14. Assim, pois, a realeza do nosso Redentor abraça a totalidade dos
homens. Sobre este ponto, de muito bom grado fazemos Nossas as palavras
seguintes de Nosso Predecessor Leão XIII, de imortal memória: “Seu império
não abrange tão só as nações católicas ou os cristãos batizados, que
juridicamente pertencem à Igreja, ainda quando dela separados por opiniões errôneas
ou pelo cisma: estende-se igualmente e sem exceções aos homens todos, mesmo
alheios à fé cristã, de modo que o império de Cristo Jesus abarca, em todo
rigor da verdade, o gênero humano inteiro” (Encícl. Annum
Sacrum, 25 de Maio de 1899). E, neste particular, não cabe fazer distinção
entre os indivíduos, as famílias e os estados; pois os homens não estão menos
sujeitos à autoridade de Cristo em sua vida coletiva do que na vida individual.

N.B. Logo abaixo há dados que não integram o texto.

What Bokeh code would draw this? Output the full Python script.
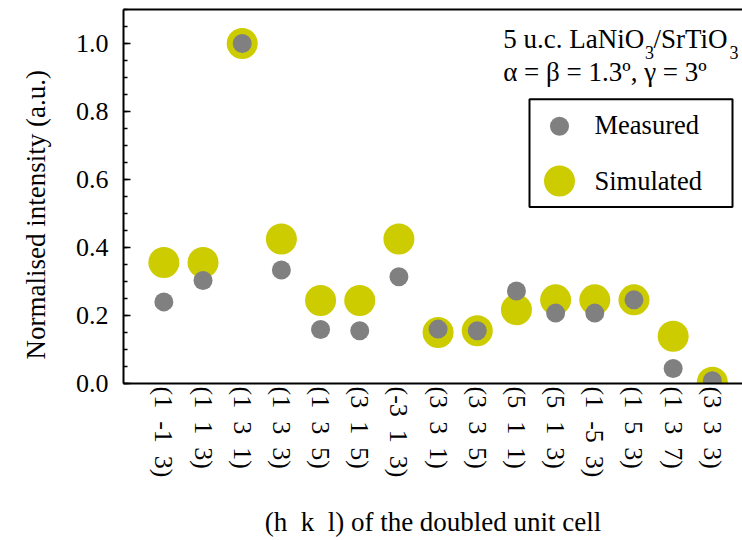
from bokeh.core.properties import value
from bokeh.embed import file_html
from bokeh.models import (FixedTicker, Label, LinearAxis, PrintfTickFormatter,
                          Range1d, SingleIntervalTicker, Title)
from bokeh.plotting import figure
from bokeh.resources import INLINE

SP = "\u00a0\u00a0"  # wide gap between Miller indices

# Reflections, indexed in the doubled unit cell
hkl = [SP.join(t) for t in [
    ("(1", "-1", "3)"), ("(1", "1", "3)"), ("(1", "3", "1)"), ("(1", "3", "3)"),
    ("(1", "3", "5)"), ("(3", "1", "5)"), ("(-3", "1", "3)"), ("(3", "3", "1)"),
    ("(3", "3", "5)"), ("(5", "1", "1)"), ("(5", "1", "3)"), ("(1", "-5", "3)"),
    ("(1", "5", "3)"), ("(1", "3", "7)"), ("(3", "3", "3)")]]

# Normalised intensities
measured = [0.240, 0.303, 1.000, 0.334, 0.159, 0.155, 0.314, 0.160,
            0.155, 0.272, 0.207, 0.207, 0.246, 0.044, 0.008]
simulated = [0.356, 0.356, 1.000, 0.425, 0.244, 0.244, 0.425, 0.150,
             0.155, 0.217, 0.246, 0.246, 0.246, 0.139, 0.004]

legend_labels = ["Measured", "Simulated"]

FONT = "Liberation Serif"
GRAY = "#808080"
YELLOW = "#cccc00"

positions = list(range(len(hkl)))

p = figure(width=742, height=540,
           x_range=Range1d(-1.03, 14.77), y_range=Range1d(0, 1.1),
           output_backend="svg", toolbar_location=None,
           min_border_left=123, min_border_right=0,
           min_border_top=9, min_border_bottom=156)
p.outline_line_color = None
p.grid.visible = False

# pixel-space coordinates for the legend and annotation text
p.extra_x_ranges = {"px": Range1d(123, 742)}
p.extra_y_ranges = {"px": Range1d(384, 9)}

# x axis: one vertical label per reflection, no tick marks
xa = p.xaxis[0]
xa.ticker = FixedTicker(ticks=positions, minor_ticks=[])
xa.major_label_overrides = {i: lab for i, lab in zip(positions, hkl)}
xa.major_label_orientation = "vertical"
xa.major_tick_line_color = None
xa.minor_tick_line_color = None
xa.major_tick_out = 0
xa.axis_line_width = 2
xa.axis_line_color = "black"
xa.major_label_standoff = 3
xa.major_label_text_font = FONT
xa.major_label_text_font_size = "26px"
xa.major_label_text_color = "black"
xa.axis_label = "(h" + SP + "k" + SP + "l) of the doubled unit cell"
xa.axis_label_standoff = 27
xa.axis_label_text_font = FONT
xa.axis_label_text_font_size = "27px"
xa.axis_label_text_font_style = "normal"
xa.axis_label_text_color = "black"

# y axis: inward ticks, minor every 0.05
ya = p.yaxis[0]
ya.ticker = SingleIntervalTicker(interval=0.2, num_minor_ticks=4)
ya.formatter = PrintfTickFormatter(format="%.1f")
ya.axis_line_width = 2
ya.axis_line_color = "black"
ya.major_tick_in = 7
ya.major_tick_out = 0
ya.minor_tick_in = 4
ya.minor_tick_out = 0
ya.major_tick_line_width = 1.5
ya.minor_tick_line_width = 1.5
ya.major_tick_line_color = "black"
ya.minor_tick_line_color = "black"
ya.major_label_standoff = 15
ya.major_label_text_font = FONT
ya.major_label_text_font_size = "26px"
ya.major_label_text_color = "black"

# y title, set in the left margin
p.add_layout(Title(text="Normalised intensity (a.u.)", align="left", offset=24,
                   vertical_align="top", standoff=40,
                   text_font=FONT, text_font_size="27px",
                   text_font_style="normal", text_color="black"), "left")

# top frame line
top = LinearAxis(ticker=FixedTicker(ticks=[], minor_ticks=[]),
                 axis_line_width=2, axis_line_color="black",
                 major_tick_in=0, major_tick_out=0,
                 minor_tick_in=0, minor_tick_out=0,
                 major_label_standoff=0, major_label_text_font_size="0px")
p.add_layout(top, "above")

# data points: simulated underneath, measured on top
p.scatter(positions, simulated, size=31, fill_color=YELLOW, line_color=None)
p.scatter(positions, measured, size=19, fill_color=GRAY, line_color=None)

# legend box
p.quad(left=[529], right=[732], top=[99], bottom=[207],
       fill_color="white", line_color="black", line_width=2,
       x_range_name="px", y_range_name="px")
p.scatter([559, 559], [126, 181], size=[19, 31], fill_color=[GRAY, YELLOW],
          line_color=None, x_range_name="px", y_range_name="px")
p.text([594, 594], [125, 181], text=legend_labels,
       text_font=value(FONT), text_font_size="26.5px",
       text_baseline="alphabetic", text_color="black",
       x_range_name="px", y_range_name="px")

# sample annotation
def add_text(x, y, txt, size="27px", **kw):
    p.add_layout(Label(x=x, y=y, text=txt, text_font=FONT, text_font_size=size,
                       text_baseline="alphabetic", text_color="black",
                       x_range_name="px", y_range_name="px", **kw))

add_text(502.7, 39, "5 u.c. LaNiO")
add_text(644.5, 52, "3", size="18px")
add_text(653, 39, "/SrTiO")
add_text(729, 52, "3", size="18px")
add_text(502.7, 72, "α = β = 1.3º, γ = 3º")

open("out.html", "w").write(file_html(p, INLINE))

Cristo é fonte única de salvação para as nações como para os indivíduos. “Não
há salvação em nenhum outro; porque abaixo do Céu nenhum outro nome foi dado
aos homens, pelo qual nós devamos ser salvos”(At 4, 12). Dele provêm ao estado
como ao cidadão toda prosperidade e bem-estar verdadeiro. “Uma e única é a
fonte da ventura, assim para as nações como para os indivíduos, pois outra
coisa não é a cidade mais que uma multidão concorde de indivíduos” (S.
Aug., Epist. ad Macedonium, c. 3). Não podem, pois, os homens de governo
recusar à soberania de Cristo, em seu nome pessoal e no de seus povos, públicas
homenagens de respeito e submissão. Com isto, sobre estearem o próprio poder,
hão de promover e aumentar a prosperidade nacional.